**THE TASK**:
Omit every picture, and retype the lines that run from the beginning of the data below through the line containing "xa.axis_label_standoff = 4", inclusive.
* START DATA IN THIS EXERCISE *
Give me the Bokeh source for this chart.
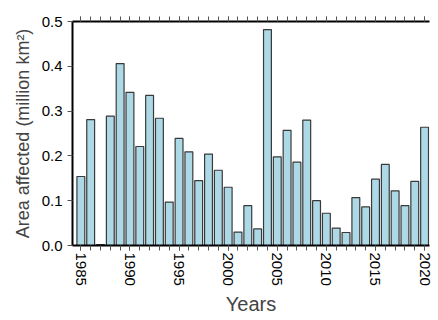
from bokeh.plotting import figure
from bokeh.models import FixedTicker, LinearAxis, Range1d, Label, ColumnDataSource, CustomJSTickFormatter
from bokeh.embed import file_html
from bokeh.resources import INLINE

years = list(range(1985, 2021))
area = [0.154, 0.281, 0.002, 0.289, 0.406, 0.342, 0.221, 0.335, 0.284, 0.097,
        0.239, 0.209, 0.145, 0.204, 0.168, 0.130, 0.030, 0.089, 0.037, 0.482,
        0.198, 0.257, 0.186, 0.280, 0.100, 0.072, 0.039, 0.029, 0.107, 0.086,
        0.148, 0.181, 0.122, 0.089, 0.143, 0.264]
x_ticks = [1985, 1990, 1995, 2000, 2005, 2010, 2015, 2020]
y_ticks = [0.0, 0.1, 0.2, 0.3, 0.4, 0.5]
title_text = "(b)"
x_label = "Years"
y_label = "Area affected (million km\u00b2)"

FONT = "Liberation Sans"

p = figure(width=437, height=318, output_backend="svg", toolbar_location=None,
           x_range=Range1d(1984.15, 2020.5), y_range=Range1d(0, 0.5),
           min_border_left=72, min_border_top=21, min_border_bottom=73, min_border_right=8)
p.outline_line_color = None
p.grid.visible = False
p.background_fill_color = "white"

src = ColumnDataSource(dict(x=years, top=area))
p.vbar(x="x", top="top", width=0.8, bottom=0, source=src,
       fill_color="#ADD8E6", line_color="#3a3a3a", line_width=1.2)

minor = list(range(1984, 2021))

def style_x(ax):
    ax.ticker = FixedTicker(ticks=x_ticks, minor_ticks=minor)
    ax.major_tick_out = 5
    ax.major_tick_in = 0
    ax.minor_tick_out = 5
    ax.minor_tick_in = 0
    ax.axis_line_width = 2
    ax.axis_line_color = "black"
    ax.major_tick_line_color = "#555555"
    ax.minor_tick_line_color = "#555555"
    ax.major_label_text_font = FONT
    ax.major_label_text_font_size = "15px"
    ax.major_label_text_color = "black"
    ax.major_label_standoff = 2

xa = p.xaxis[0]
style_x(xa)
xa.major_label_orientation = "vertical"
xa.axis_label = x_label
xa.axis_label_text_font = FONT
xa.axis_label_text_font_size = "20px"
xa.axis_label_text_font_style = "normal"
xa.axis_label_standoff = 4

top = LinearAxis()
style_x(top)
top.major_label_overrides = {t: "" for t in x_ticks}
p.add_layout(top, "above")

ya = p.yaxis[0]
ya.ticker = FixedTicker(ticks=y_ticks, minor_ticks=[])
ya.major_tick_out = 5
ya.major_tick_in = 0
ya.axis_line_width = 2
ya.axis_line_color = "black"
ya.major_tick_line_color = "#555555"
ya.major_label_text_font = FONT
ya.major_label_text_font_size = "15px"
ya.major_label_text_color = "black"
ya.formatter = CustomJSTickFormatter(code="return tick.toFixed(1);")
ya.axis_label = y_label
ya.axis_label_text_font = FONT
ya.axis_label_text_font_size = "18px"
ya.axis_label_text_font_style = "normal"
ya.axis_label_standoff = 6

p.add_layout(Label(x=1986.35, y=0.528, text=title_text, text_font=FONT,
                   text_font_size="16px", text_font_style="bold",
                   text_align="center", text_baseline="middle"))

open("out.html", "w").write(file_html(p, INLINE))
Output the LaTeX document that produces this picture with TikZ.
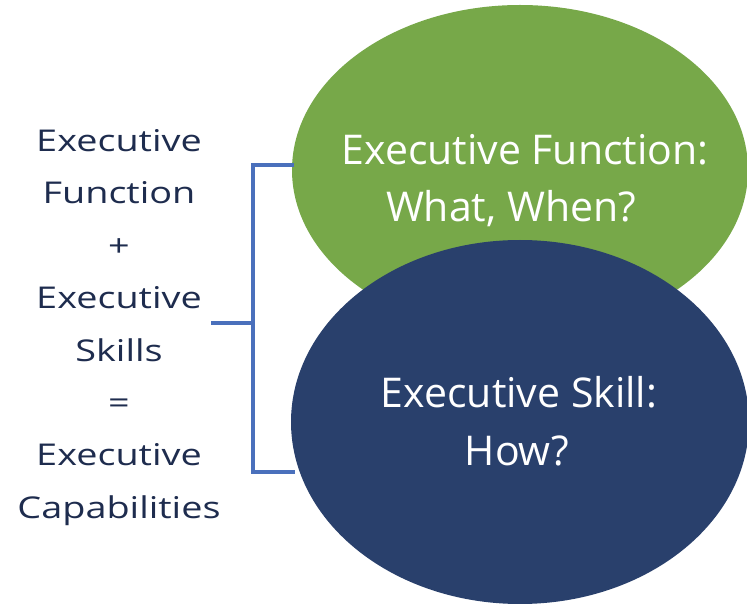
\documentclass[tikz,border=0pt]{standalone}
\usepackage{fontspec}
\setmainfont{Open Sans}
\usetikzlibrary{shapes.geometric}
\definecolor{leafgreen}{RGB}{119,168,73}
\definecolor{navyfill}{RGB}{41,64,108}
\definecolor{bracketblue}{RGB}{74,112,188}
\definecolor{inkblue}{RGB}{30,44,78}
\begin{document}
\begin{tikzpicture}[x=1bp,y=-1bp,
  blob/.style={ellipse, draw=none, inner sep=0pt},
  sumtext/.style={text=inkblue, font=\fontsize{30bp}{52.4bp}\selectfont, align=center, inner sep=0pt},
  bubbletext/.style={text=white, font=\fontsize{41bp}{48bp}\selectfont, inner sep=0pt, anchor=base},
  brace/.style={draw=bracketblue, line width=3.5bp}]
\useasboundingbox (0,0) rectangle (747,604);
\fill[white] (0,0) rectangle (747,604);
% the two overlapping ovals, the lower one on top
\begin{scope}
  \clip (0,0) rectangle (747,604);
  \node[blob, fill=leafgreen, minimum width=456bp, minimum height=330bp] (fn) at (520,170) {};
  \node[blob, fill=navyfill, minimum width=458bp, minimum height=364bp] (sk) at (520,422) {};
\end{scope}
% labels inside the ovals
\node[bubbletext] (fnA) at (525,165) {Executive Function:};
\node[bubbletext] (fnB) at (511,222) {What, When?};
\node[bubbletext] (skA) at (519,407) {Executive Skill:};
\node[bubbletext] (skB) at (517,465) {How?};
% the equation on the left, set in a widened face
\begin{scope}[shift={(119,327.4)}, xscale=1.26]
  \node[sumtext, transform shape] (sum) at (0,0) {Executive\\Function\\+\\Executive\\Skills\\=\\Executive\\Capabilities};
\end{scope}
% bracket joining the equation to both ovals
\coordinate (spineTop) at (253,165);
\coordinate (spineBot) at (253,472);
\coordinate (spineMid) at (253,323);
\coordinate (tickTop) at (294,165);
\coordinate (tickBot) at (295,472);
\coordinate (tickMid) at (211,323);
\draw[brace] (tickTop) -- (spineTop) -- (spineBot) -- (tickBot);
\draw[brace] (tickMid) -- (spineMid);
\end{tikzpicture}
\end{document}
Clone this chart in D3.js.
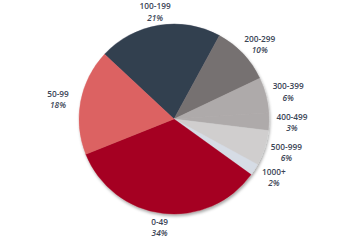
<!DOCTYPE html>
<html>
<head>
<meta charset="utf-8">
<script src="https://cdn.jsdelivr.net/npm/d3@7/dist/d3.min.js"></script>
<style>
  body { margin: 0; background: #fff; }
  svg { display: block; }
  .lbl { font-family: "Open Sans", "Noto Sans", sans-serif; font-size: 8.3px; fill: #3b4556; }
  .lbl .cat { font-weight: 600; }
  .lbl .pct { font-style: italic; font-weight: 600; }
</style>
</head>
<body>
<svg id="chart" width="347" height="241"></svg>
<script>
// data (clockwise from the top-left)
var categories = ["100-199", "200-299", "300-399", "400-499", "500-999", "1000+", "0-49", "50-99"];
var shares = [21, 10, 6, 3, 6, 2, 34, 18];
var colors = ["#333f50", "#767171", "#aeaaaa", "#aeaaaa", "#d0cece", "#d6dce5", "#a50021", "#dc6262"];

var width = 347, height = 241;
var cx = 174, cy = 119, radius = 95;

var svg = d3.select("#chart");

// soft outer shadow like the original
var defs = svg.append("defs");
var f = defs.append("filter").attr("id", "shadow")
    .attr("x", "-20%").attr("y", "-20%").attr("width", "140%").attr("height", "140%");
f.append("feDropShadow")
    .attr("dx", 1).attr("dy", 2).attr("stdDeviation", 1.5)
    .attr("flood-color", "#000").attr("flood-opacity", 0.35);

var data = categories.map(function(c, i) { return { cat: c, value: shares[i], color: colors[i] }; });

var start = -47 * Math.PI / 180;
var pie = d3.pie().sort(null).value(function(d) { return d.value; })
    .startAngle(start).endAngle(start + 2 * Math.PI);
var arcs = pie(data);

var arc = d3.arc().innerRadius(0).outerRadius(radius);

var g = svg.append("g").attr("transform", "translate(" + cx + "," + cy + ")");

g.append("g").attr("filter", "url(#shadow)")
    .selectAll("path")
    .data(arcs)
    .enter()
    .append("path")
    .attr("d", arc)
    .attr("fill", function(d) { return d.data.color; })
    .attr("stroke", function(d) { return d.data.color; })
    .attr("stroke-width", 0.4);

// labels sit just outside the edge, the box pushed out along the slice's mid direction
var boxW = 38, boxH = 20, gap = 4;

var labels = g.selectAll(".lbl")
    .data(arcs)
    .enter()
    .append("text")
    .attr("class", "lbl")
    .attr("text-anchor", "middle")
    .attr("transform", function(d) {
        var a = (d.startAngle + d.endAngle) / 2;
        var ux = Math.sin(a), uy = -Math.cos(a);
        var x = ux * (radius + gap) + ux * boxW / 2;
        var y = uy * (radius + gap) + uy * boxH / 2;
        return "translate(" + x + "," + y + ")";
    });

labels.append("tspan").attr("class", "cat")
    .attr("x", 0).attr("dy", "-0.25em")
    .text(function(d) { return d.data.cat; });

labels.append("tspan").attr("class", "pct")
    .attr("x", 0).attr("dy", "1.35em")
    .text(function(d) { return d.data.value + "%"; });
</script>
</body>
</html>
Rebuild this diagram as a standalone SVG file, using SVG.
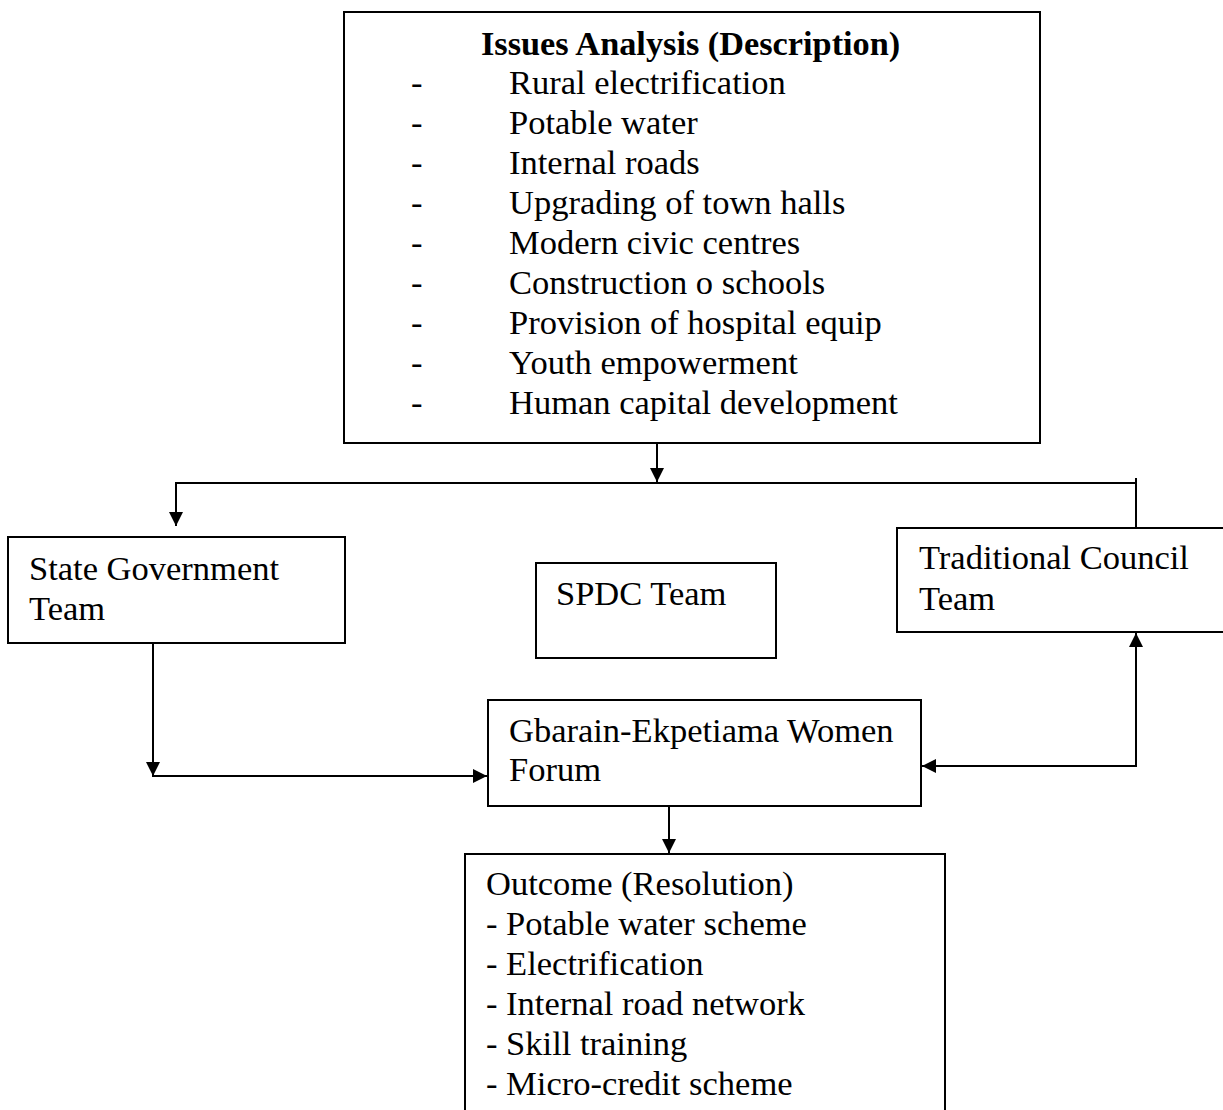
* END DATA IN THIS EXERCISE *
**RESULT**:
Give me the Bokeh source for this chart.
from bokeh.plotting import figure
from bokeh.models import FixedTicker, LinearAxis, Range1d, Label, ColumnDataSource, CustomJSTickFormatter
from bokeh.embed import file_html
from bokeh.resources import INLINE

years = list(range(1985, 2021))
area = [0.154, 0.281, 0.002, 0.289, 0.406, 0.342, 0.221, 0.335, 0.284, 0.097,
        0.239, 0.209, 0.145, 0.204, 0.168, 0.130, 0.030, 0.089, 0.037, 0.482,
        0.198, 0.257, 0.186, 0.280, 0.100, 0.072, 0.039, 0.029, 0.107, 0.086,
        0.148, 0.181, 0.122, 0.089, 0.143, 0.264]
x_ticks = [1985, 1990, 1995, 2000, 2005, 2010, 2015, 2020]
y_ticks = [0.0, 0.1, 0.2, 0.3, 0.4, 0.5]
title_text = "(b)"
x_label = "Years"
y_label = "Area affected (million km\u00b2)"

FONT = "Liberation Sans"

p = figure(width=437, height=318, output_backend="svg", toolbar_location=None,
           x_range=Range1d(1984.15, 2020.5), y_range=Range1d(0, 0.5),
           min_border_left=72, min_border_top=21, min_border_bottom=73, min_border_right=8)
p.outline_line_color = None
p.grid.visible = False
p.background_fill_color = "white"

src = ColumnDataSource(dict(x=years, top=area))
p.vbar(x="x", top="top", width=0.8, bottom=0, source=src,
       fill_color="#ADD8E6", line_color="#3a3a3a", line_width=1.2)

minor = list(range(1984, 2021))

def style_x(ax):
    ax.ticker = FixedTicker(ticks=x_ticks, minor_ticks=minor)
    ax.major_tick_out = 5
    ax.major_tick_in = 0
    ax.minor_tick_out = 5
    ax.minor_tick_in = 0
    ax.axis_line_width = 2
    ax.axis_line_color = "black"
    ax.major_tick_line_color = "#555555"
    ax.minor_tick_line_color = "#555555"
    ax.major_label_text_font = FONT
    ax.major_label_text_font_size = "15px"
    ax.major_label_text_color = "black"
    ax.major_label_standoff = 2

xa = p.xaxis[0]
style_x(xa)
xa.major_label_orientation = "vertical"
xa.axis_label = x_label
xa.axis_label_text_font = FONT
xa.axis_label_text_font_size = "20px"
xa.axis_label_text_font_style = "normal"
xa.axis_label_standoff = 4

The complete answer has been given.